# DATA SECTION:
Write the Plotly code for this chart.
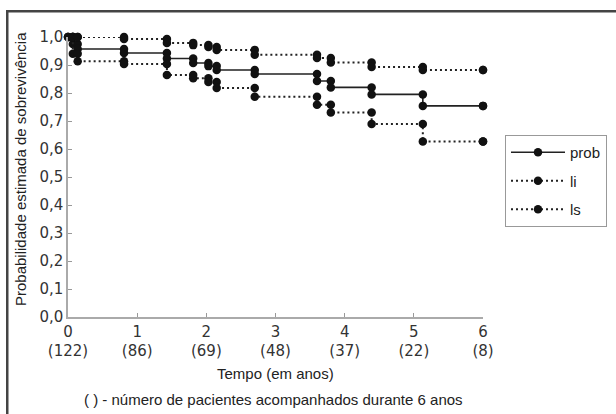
import plotly.graph_objects as go

# Event times (years) and step values for each curve
times = [0, 0.07, 0.14, 0.81, 1.43, 1.81, 2.03, 2.15, 2.70, 3.60, 3.80, 4.39, 5.13, 6.0]
prob = [1.0, 0.975, 0.957, 0.943, 0.923, 0.907, 0.896, 0.882, 0.868, 0.843, 0.820, 0.795, 0.754, 0.754]
li = [1.0, 0.94, 0.913, 0.904, 0.864, 0.853, 0.839, 0.818, 0.787, 0.758, 0.730, 0.689, 0.627, 0.627]
ls = [1.0, 1.0, 1.0, 0.993, 0.979, 0.971, 0.964, 0.954, 0.937, 0.925, 0.909, 0.893, 0.882, 0.882]

x_ticks = [0, 1, 2, 3, 4, 5, 6]
n_pacientes = [122, 86, 69, 48, 37, 22, 8]
y_ticks = [0.0, 0.1, 0.2, 0.3, 0.4, 0.5, 0.6, 0.7, 0.8, 0.9, 1.0]
y_ticklabels = [f"{v:.1f}".replace(".", ",") for v in y_ticks]


def step_xy(ts, vs):
    xs, ys = [ts[0]], [vs[0]]
    for i in range(1, len(ts)):
        xs += [ts[i], ts[i]]
        ys += [vs[i - 1], vs[i]]
    return xs, ys


W, H = 616, 414
ML, MR, MT, MB = 68, 133, 37, 97
pw, ph = W - ML - MR, H - MT - MB


def px(xp):
    return (xp - ML) / pw


def py(yp):
    return (H - MB - yp) / ph


fig = go.Figure()
series = [("prob", prob, "solid", 1.6), ("li", li, "dot", 2), ("ls", ls, "dot", 2)]
for name, vals, dash, w in series:
    xs, ys = step_xy(times, vals)
    fig.add_trace(go.Scatter(
        x=xs, y=ys, name=name, mode="lines+markers", legendgroup=name,
        line=dict(color="#222222", width=w, dash=dash if dash == "solid" else "2px,3px"),
        marker=dict(color="#111111", size=8.5, symbol="circle"),
        cliponaxis=False,
    ))

tick_font = dict(family="DejaVu Sans", size=15, color="#333333")
fig.update_xaxes(
    range=[0, 6], tickvals=x_ticks,
    ticktext=[f"{t}<br>({n})" for t, n in zip(x_ticks, n_pacientes)],
    ticks="inside", ticklen=4, tickcolor="#999999", tickwidth=1,
    showline=True, linecolor="#aaaaaa", linewidth=1.5,
    showgrid=False, zeroline=False, tickfont=tick_font,
)
fig.update_yaxes(
    range=[0, 1.0], tickvals=y_ticks, ticktext=y_ticklabels,
    ticks="inside", ticklen=4, tickcolor="#999999", tickwidth=1,
    showline=True, linecolor="#aaaaaa", linewidth=1.5,
    showgrid=False, zeroline=False, tickfont=tick_font,
)

title_font = dict(family="Liberation Sans", size=15, color="#222222")
fig.add_annotation(text="Probabilidade estimada de sobrevivência", xref="paper", yref="paper",
                   x=px(20), y=py(169), textangle=-90, showarrow=False, font=title_font,
                   xanchor="center", yanchor="middle")
fig.add_annotation(text="Tempo (em anos)", xref="paper", yref="paper",
                   x=px(275), y=py(373), showarrow=False, font=title_font,
                   xanchor="center", yanchor="middle")
fig.add_annotation(text="( ) - número de pacientes acompanhados durante 6 anos", xref="paper", yref="paper",
                   x=px(273), y=py(399), showarrow=False, font=title_font,
                   xanchor="center", yanchor="middle")

# outer frame (top and left edges visible)
fig.add_shape(type="rect", xref="paper", yref="paper",
              x0=px(6), x1=px(616), y0=py(12.5), y1=py(10),
              line=dict(width=0), fillcolor="#444444")
fig.add_shape(type="rect", xref="paper", yref="paper",
              x0=px(6), x1=px(8.5), y0=py(414), y1=py(10),
              line=dict(width=0), fillcolor="#444444")

fig.update_layout(
    width=W, height=H,
    margin=dict(l=ML, r=MR, t=MT, b=MB),
    paper_bgcolor="white", plot_bgcolor="white",
    legend=dict(xref="container", yref="container",
                x=505 / W, y=1 - 135 / H, xanchor="left", yanchor="top",
                bordercolor="#999999", borderwidth=1, bgcolor="white",
                font=dict(family="Liberation Sans", size=15, color="#222222"),
                tracegroupgap=6, itemwidth=54),
    showlegend=True,
)

fig.write_html("out.html", config={"displayModeBar": False},
               post_script="document.body.style.margin='0';")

# TO BE DONE:
Reproduce exactly the run of lines that opens the listing and closes with the line holding "pw, ph = W - ML - MR, H - MT - MB". Pictures are excluded.

# RESULT OF THE TASK:
Write the Plotly code for this chart.
import plotly.graph_objects as go

# Event times (years) and step values for each curve
times = [0, 0.07, 0.14, 0.81, 1.43, 1.81, 2.03, 2.15, 2.70, 3.60, 3.80, 4.39, 5.13, 6.0]
prob = [1.0, 0.975, 0.957, 0.943, 0.923, 0.907, 0.896, 0.882, 0.868, 0.843, 0.820, 0.795, 0.754, 0.754]
li = [1.0, 0.94, 0.913, 0.904, 0.864, 0.853, 0.839, 0.818, 0.787, 0.758, 0.730, 0.689, 0.627, 0.627]
ls = [1.0, 1.0, 1.0, 0.993, 0.979, 0.971, 0.964, 0.954, 0.937, 0.925, 0.909, 0.893, 0.882, 0.882]

x_ticks = [0, 1, 2, 3, 4, 5, 6]
n_pacientes = [122, 86, 69, 48, 37, 22, 8]
y_ticks = [0.0, 0.1, 0.2, 0.3, 0.4, 0.5, 0.6, 0.7, 0.8, 0.9, 1.0]
y_ticklabels = [f"{v:.1f}".replace(".", ",") for v in y_ticks]


def step_xy(ts, vs):
    xs, ys = [ts[0]], [vs[0]]
    for i in range(1, len(ts)):
        xs += [ts[i], ts[i]]
        ys += [vs[i - 1], vs[i]]
    return xs, ys


W, H = 616, 414
ML, MR, MT, MB = 68, 133, 37, 97
pw, ph = W - ML - MR, H - MT - MB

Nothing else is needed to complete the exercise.